By 2 p.m., the options had surged to $15,000.
“Are you friggin’ kidding me?” I was in utter disbelief. Anxiety gripped me as I realized I had missed a rare opportunity.
Then came the moment I’ll never forget. The markets took a deep dive from 2:20 p.m. onwards. That option price crossed $100,000. The DOW was down by more than 1,000 points. I was numb. I couldn’t believe what had just happened. It was a once-in-a-lifetime opportunity that could have recovered all my money in one shot and brought me redemption! It was almost my annual salary! Although the market recovered before closing, the shock left me panting. I was shivering. I had no choice but to go out for a walk to breathe. I cursed my luck, and no consolation worked. It took me a long time to recover from that shock.
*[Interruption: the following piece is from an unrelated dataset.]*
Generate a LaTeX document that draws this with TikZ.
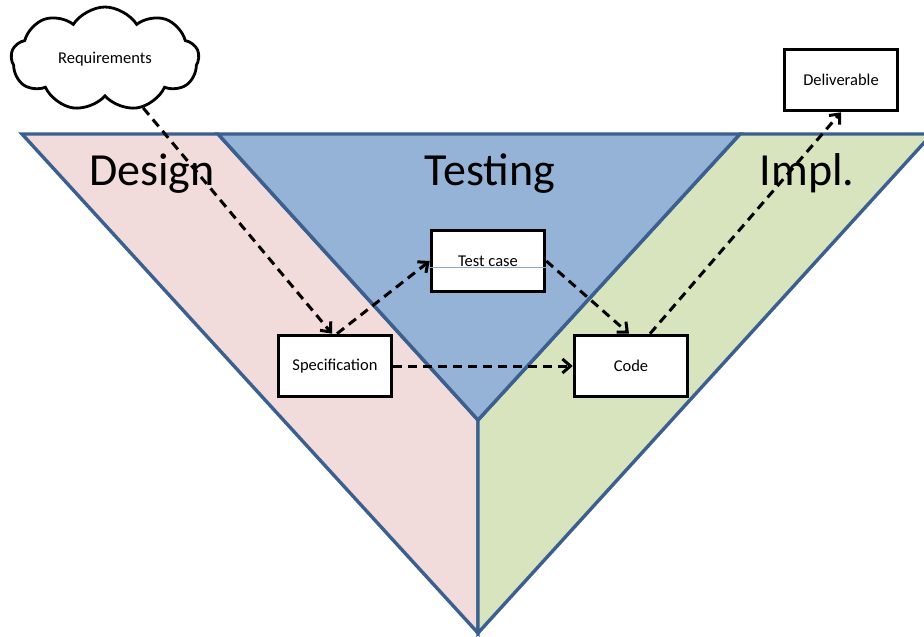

Although I came across similar lost opportunities later with Netflix and Google when options became worth more than $25,000 overnight due to earnings results, the shock wasn’t as severe because by then I was convinced that I could never make money in the stock market. I had abandoned all hopes of ever recovering my money. This pretty much ended my tryst with the stock market, or so I thought.